To anyone who's followed the saga of the Yucca Mountain nuclear waste repository, 90 miles northwest of Las Vegas,
today's news will come as no surprise.
WASHINGTON (AP) E-mails by several government scientists on the Yucca Mountain nuclear waste dump project suggest workers were planning to fabricate records and manipulate results to ensure outcomes that would help the project move forward.
Yes, despite the fact that Congress approved the Yucca plan in 2002, concerns lingered about both the validity of the pro-Yucca lobby's scientific claims as well as the potential for disaster inherent in transporting thousands of tons of live nuclear waste from New York to the Nevada desert down Interstate 80.
But the caught-red-handed nature of today's news is, if not surprising, pretty damned entertaining...
"I don't have a clue when these programs were installed.
So I've made up the dates and names," wrote a U.S. Geological Survey employee in one e-mail released Friday by a congressional committee investigating suspected document falsification on the project.
"This is as good as it's going to get. If they need more proof, I will be happy to make up more stuff."
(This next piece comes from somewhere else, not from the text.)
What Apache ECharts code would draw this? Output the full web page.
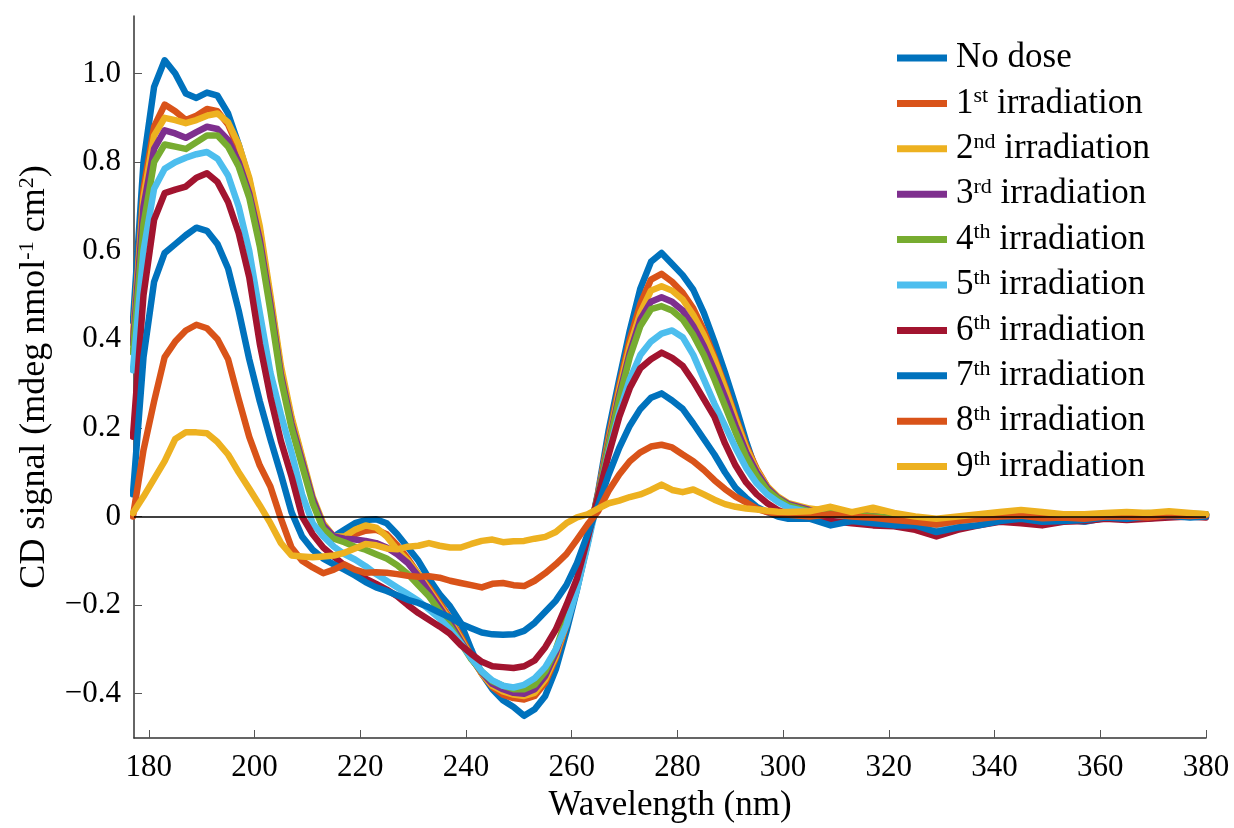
<!DOCTYPE html>
<html><head><meta charset="utf-8">
<script src="https://cdn.jsdelivr.net/npm/echarts@6/dist/echarts.min.js"></script>
<style>html,body{margin:0;padding:0;background:#fff}#c{width:1234px;height:828px}</style>
</head><body><div id="c"></div>
<script>
const wavelengths = [177,179,181,183,185,187,189,191,193,195,197,199,201,203,205,207,209,211,213,215,217,219,221,223,225,227,229,231,233,235,237,239,241,243,245,247,249,251,253,255,257,259,261,263,265,267,269,271,273,275,277,279,281,283,285,287,289,291,293,295,297,299,301,
305,309,313,317,321,325,329,333,337,341,345,349,353,357,361,365,369,373,377,380];

const noDose = [0.44,0.80,0.97,1.03,1.00,0.955,0.945,0.957,0.95,0.91,0.84,0.76,0.645,0.49,0.33,0.22,0.13,0.04,-0.02,-0.045,-0.03,-0.015,-0.008,-0.006,-0.015,-0.04,-0.07,-0.10,-0.14,-0.175,-0.203,-0.24,-0.30,-0.355,-0.39,-0.415,-0.43,-0.45,-0.435,-0.405,-0.345,-0.26,-0.165,-0.06,0.055,0.195,0.31,0.42,0.515,0.575,0.595,0.57,0.545,0.512,0.46,0.395,0.325,0.25,0.17,0.10,0.058,0.035,0.022,
0.01,-0.015,-0.005,-0.01,-0.015,-0.02,-0.03,-0.02,-0.015,-0.01,-0.005,-0.01,-0.005,-0.012,-0.003,0.0,-0.005,0.002,0.0,0.005];

const irr1 = [0.40,0.74,0.88,0.93,0.915,0.895,0.905,0.92,0.915,0.885,0.83,0.75,0.64,0.49,0.33,0.215,0.125,0.035,-0.025,-0.05,-0.05,-0.04,-0.032,-0.03,-0.04,-0.065,-0.095,-0.13,-0.16,-0.195,-0.23,-0.27,-0.315,-0.355,-0.385,-0.402,-0.41,-0.413,-0.405,-0.375,-0.32,-0.245,-0.16,-0.06,0.052,0.18,0.295,0.40,0.48,0.535,0.548,0.53,0.505,0.47,0.42,0.36,0.295,0.225,0.16,0.108,0.068,0.042,0.026,
0.015,0.0,0.005,-0.005,-0.005,-0.01,-0.02,-0.012,-0.005,0.0,0.005,-0.003,0.0,-0.005,0.0,0.003,0.0,0.005,0.002,0.004];

const irr2 = [0.40,0.72,0.86,0.90,0.895,0.888,0.895,0.905,0.91,0.89,0.84,0.765,0.655,0.50,0.34,0.225,0.135,0.045,-0.015,-0.045,-0.045,-0.03,-0.02,-0.025,-0.045,-0.075,-0.10,-0.13,-0.165,-0.20,-0.235,-0.275,-0.318,-0.355,-0.382,-0.395,-0.402,-0.405,-0.398,-0.368,-0.315,-0.24,-0.155,-0.058,0.05,0.17,0.285,0.385,0.46,0.51,0.52,0.51,0.49,0.455,0.41,0.355,0.29,0.22,0.155,0.105,0.068,0.045,0.03,
0.018,0.012,0.008,0.005,0.0,-0.005,-0.012,-0.008,0.0,0.003,0.008,0.002,0.0,0.0,0.003,0.006,0.002,0.008,0.004,0.005];

const irr3 = [0.39,0.70,0.83,0.872,0.865,0.855,0.868,0.88,0.875,0.85,0.80,0.73,0.625,0.48,0.32,0.21,0.125,0.04,-0.02,-0.045,-0.05,-0.052,-0.055,-0.06,-0.07,-0.085,-0.105,-0.135,-0.17,-0.205,-0.24,-0.28,-0.32,-0.352,-0.378,-0.39,-0.398,-0.40,-0.39,-0.36,-0.308,-0.235,-0.152,-0.056,0.05,0.165,0.275,0.37,0.445,0.485,0.495,0.485,0.465,0.43,0.385,0.33,0.27,0.205,0.145,0.10,0.065,0.042,0.028,
0.015,0.005,0.005,0.0,-0.005,-0.008,-0.015,-0.01,-0.003,0.0,0.005,0.0,-0.002,-0.003,0.002,0.004,0.0,0.006,0.003,0.004];

const irr4 = [0.37,0.66,0.80,0.84,0.835,0.83,0.845,0.86,0.86,0.835,0.79,0.72,0.61,0.465,0.31,0.20,0.115,0.03,-0.028,-0.05,-0.058,-0.068,-0.075,-0.085,-0.095,-0.11,-0.13,-0.155,-0.18,-0.213,-0.248,-0.285,-0.322,-0.35,-0.372,-0.382,-0.39,-0.39,-0.38,-0.35,-0.30,-0.23,-0.15,-0.055,0.048,0.16,0.265,0.36,0.43,0.468,0.475,0.465,0.445,0.41,0.365,0.31,0.25,0.19,0.135,0.092,0.06,0.04,0.025,
0.012,0.008,0.003,0.0,-0.004,-0.006,-0.012,-0.006,0.0,0.002,0.006,0.002,0.0,-0.002,0.003,0.005,0.008,0.004,0.006,0.005];

const irr5 = [0.33,0.60,0.74,0.785,0.80,0.81,0.818,0.823,0.808,0.77,0.70,0.60,0.46,0.325,0.23,0.145,0.05,-0.015,-0.045,-0.068,-0.085,-0.097,-0.112,-0.13,-0.145,-0.16,-0.175,-0.19,-0.21,-0.23,-0.255,-0.285,-0.32,-0.35,-0.37,-0.382,-0.386,-0.38,-0.365,-0.34,-0.30,-0.245,-0.165,-0.065,0.042,0.145,0.235,0.31,0.365,0.395,0.413,0.42,0.405,0.365,0.31,0.255,0.205,0.155,0.11,0.075,0.05,0.033,0.02,
0.01,0.0,-0.005,-0.008,-0.01,-0.015,-0.02,-0.015,-0.008,-0.005,0.0,-0.005,-0.008,-0.01,-0.002,0.0,-0.003,0.003,0.0,0.003];

const irr6 = [0.18,0.50,0.67,0.73,0.738,0.745,0.765,0.775,0.755,0.71,0.64,0.54,0.39,0.27,0.17,0.09,0.0,-0.04,-0.07,-0.09,-0.11,-0.13,-0.14,-0.152,-0.165,-0.18,-0.20,-0.218,-0.233,-0.248,-0.265,-0.29,-0.31,-0.328,-0.338,-0.34,-0.342,-0.338,-0.325,-0.295,-0.255,-0.20,-0.14,-0.05,0.045,0.14,0.225,0.29,0.335,0.355,0.37,0.358,0.34,0.305,0.265,0.225,0.165,0.115,0.077,0.05,0.03,0.015,0.005,
0.0,-0.01,-0.015,-0.02,-0.022,-0.03,-0.045,-0.03,-0.02,-0.012,-0.015,-0.02,-0.012,-0.01,-0.005,-0.008,-0.005,-0.002,0.0,-0.002];

const irr7 = [0.05,0.36,0.53,0.595,0.615,0.635,0.652,0.645,0.615,0.56,0.465,0.355,0.26,0.175,0.095,0.01,-0.045,-0.075,-0.095,-0.108,-0.12,-0.133,-0.148,-0.16,-0.168,-0.178,-0.188,-0.195,-0.205,-0.217,-0.228,-0.242,-0.252,-0.262,-0.266,-0.267,-0.266,-0.258,-0.24,-0.215,-0.19,-0.155,-0.105,-0.04,0.025,0.095,0.155,0.205,0.243,0.268,0.278,0.262,0.243,0.21,0.175,0.14,0.10,0.065,0.042,0.022,0.01,0.0,-0.005,
-0.005,-0.02,-0.01,-0.015,-0.02,-0.02,-0.035,-0.025,-0.02,-0.01,-0.005,-0.012,-0.01,-0.008,-0.002,-0.005,0.0,0.002,-0.002,0.0];

const irr8 = [0.0,0.15,0.26,0.36,0.395,0.42,0.433,0.425,0.40,0.355,0.265,0.18,0.115,0.068,-0.005,-0.07,-0.10,-0.115,-0.128,-0.12,-0.108,-0.12,-0.127,-0.126,-0.127,-0.13,-0.134,-0.136,-0.135,-0.138,-0.145,-0.15,-0.155,-0.16,-0.152,-0.15,-0.155,-0.157,-0.145,-0.128,-0.108,-0.085,-0.052,-0.018,0.012,0.058,0.095,0.125,0.145,0.158,0.162,0.156,0.14,0.125,0.105,0.082,0.062,0.045,0.032,0.018,0.01,0.006,0.004,
0.0,0.005,0.0,-0.003,-0.008,-0.012,-0.018,-0.01,-0.005,0.0,0.002,-0.004,-0.002,-0.005,0.0,0.0,-0.002,0.003,0.001,0.003];

const irr9 = [0.008,0.045,0.085,0.125,0.175,0.19,0.19,0.188,0.168,0.14,0.10,0.063,0.025,-0.015,-0.06,-0.088,-0.09,-0.092,-0.09,-0.088,-0.082,-0.072,-0.062,-0.065,-0.072,-0.074,-0.068,-0.066,-0.06,-0.066,-0.07,-0.07,-0.062,-0.055,-0.052,-0.058,-0.056,-0.055,-0.05,-0.046,-0.035,-0.015,-0.002,0.005,0.018,0.03,0.036,0.044,0.05,0.06,0.072,0.06,0.055,0.061,0.05,0.038,0.028,0.022,0.018,0.016,0.013,0.011,0.01,
0.012,0.022,0.01,0.02,0.008,0.0,-0.005,0.0,0.005,0.01,0.015,0.01,0.005,0.005,0.008,0.01,0.008,0.012,0.008,0.005];

const seriesNames = ['No dose','1st irradiation','2nd irradiation','3rd irradiation','4th irradiation','5th irradiation','6th irradiation','7th irradiation','8th irradiation','9th irradiation'];
const seriesValues = [noDose, irr1, irr2, irr3, irr4, irr5, irr6, irr7, irr8, irr9];
const seriesColors = ['#0072BD','#D95319','#EDB120','#7E2F8E','#77AC30','#4DBEEE','#A2142F','#0072BD','#D95319','#EDB120'];
const xTicks = [180,200,220,240,260,280,300,320,340,360,380];
const yTicks = [-0.4,-0.2,0,0.2,0.4,0.6,0.8,1.0];

const FONT = "'Liberation Serif','DejaVu Serif',serif";
const chart = echarts.init(document.getElementById('c'), null, {renderer:'canvas'});

const series = seriesValues.map((vals, i) => {
  const s = {
    name: seriesNames[i],
    type: 'line',
    data: wavelengths.map((w, k) => [w, vals[k]]),
    showSymbol: false,
    symbol: 'none',
    smooth: false,
    color: seriesColors[i],
    lineStyle: {width: 6.5, color: seriesColors[i], join: 'round', cap: 'round'},
    animation: false,
    silent: true
  };
  if (i === 0) {
    s.markLine = {
      silent: true, symbol: ['none','none'], label: {show:false}, animation:false,
      lineStyle: {color:'#000', width:1.5, type:'solid'},
      data: [{yAxis: 0}]
    };
  }
  return s;
});

chart.setOption({
  animation: false,
  backgroundColor: '#fff',
  grid: {left: 134, right: 28, top: 16, bottom: 90, containLabel: false},
  xAxis: {
    type: 'value', min: 177.2, max: 380,
    name: 'Wavelength (nm)', nameLocation: 'middle', nameGap: 49,
    nameTextStyle: {fontFamily: FONT, fontSize: 35, color: '#000'},
    axisLine: {onZero: false, lineStyle: {color: '#333', width: 1.5}},
    axisTick: {inside: true, length: 8, customValues: xTicks, lineStyle: {color: '#555', width: 1}},
    axisLabel: {customValues: xTicks, margin: 14, fontFamily: FONT, fontSize: 31, color: '#000'},
    splitLine: {show: false}
  },
  yAxis: {
    type: 'value', min: -0.5, max: 1.13,
    name: 'CD signal (mdeg nmol{sup|-1} cm{sup|2})', nameLocation: 'middle', nameGap: 64,
    nameTextStyle: {fontFamily: FONT, fontSize: 36, color: '#000', lineHeight: 38,
      rich: {sup: {fontFamily: FONT, fontSize: 22, color: '#000', verticalAlign: 'top', lineHeight: 22}}},
    axisLine: {onZero: false, lineStyle: {color: '#333', width: 1.5}},
    axisTick: {inside: true, length: 8, customValues: yTicks, lineStyle: {color: '#555', width: 1}},
    axisLabel: {customValues: yTicks, margin: 13, fontFamily: FONT, fontSize: 31, color: '#000',
      formatter: v => Math.abs(v) < 1e-9 ? '0' : (v < 0 ? '\u2212' : '') + Math.abs(v).toFixed(1)},
    splitLine: {show: false}
  },
  legend: {
    orient: 'vertical', left: 892, top: 35,
    itemWidth: 50, itemHeight: 7, itemGap: 9.4, icon: 'rect',
    data: seriesNames,
    formatter: name => name.replace(/^(\d)(st|nd|rd|th) /, '$1{sup|$2} '),
    textStyle: {fontFamily: FONT, fontSize: 35, color: '#000', lineHeight: 36, padding: [0,0,0,4],
      rich: {sup: {fontFamily: FONT, fontSize: 22, color: '#000', verticalAlign: 'top', lineHeight: 22}}}
  },
  series: series
});
</script></body></html>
In another message the same employee wrote to a colleague: "In the end I keep track of 2 sets of files, the ones that will keep QA happy and the ones that were actually used." QA apparently refers to "quality assurance."
[snip]
Many of the dozens of pages of e-mails released appear to involve not initial scientific experiments, but rather attempts to provide documentation of work done in the past. Several include admonitions from the writers to "delete this memo after you've read it" or "please destroy this memo."
[snip]
The e-mails, dating from the Clinton administration, were circulated among a team of USGS scientists studying how water moves through the planned dump site, a key issue in determining whether and how much radiation could escape.
The least surprising element of all of this is the fact that Bush - at the behest of his friends in the nuclear power sector - determined that all safety issues had been addressed and happily signed the bill.
At that time White House press secretary Ari Fleischer said: (July 23, 2002): The successful completion of the Yucca Mountain project will ensure our nation has a safe and secure underground facility that will store nuclear waste in a manner that protects our environment and our citizens.